Although the present invention has fully been described in connection with the preferred embodiment thereof, it is to be noted that various changes and modifications are apparent to those skilled in the art. Accordingly, such changes and modifications are to be understood as included within the scope of the present invention as defined by the appended claims, unless they depart therefrom.

Claims

1. A fiber reinforced metal alloy comprising a metal matrix and a fibrous reinforcement, said fibrous reinforcement being constituted by refractory fibers having a high tensile strength.

2. An alloy as claimed in Claim I, wherein said refractory fibers are three-element fibers of alumina, boron oxide and silica.

3. A method for manufacturing a fiber reinforced metal alloy, which comprises the steps of:

positioning a fibrous reinforcement within a centrifugal casting mold;

pouring a melt of metal alloy into the casting mold; and

rotating the casting mold in one direction so as to permit the melt to flow into the interstices of the fibrous reinforcement.

4. A method as claimed in Claim 3, wherein the fibrous reinforcement is constituted by three-element fibers of alumina, boron oxide and silica.

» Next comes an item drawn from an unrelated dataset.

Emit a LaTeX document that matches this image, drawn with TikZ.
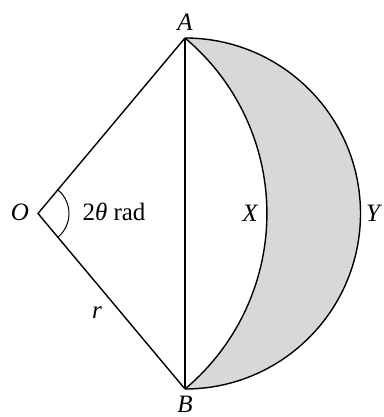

5. A structural element, especially a roll, made of fiber reinforced metal alloy, wherein an annular layer of interwoven or intermingled fibers is embedded in the wall of the structural element such that the metal alloy completely fills the interstices between the fibers of the web, said layer having a defined radial thickness smaller than the wall thickness of the structural member, with a layer of metal alloy without reinforcing fibers being provided radially inwardly and for outwardly of said layer.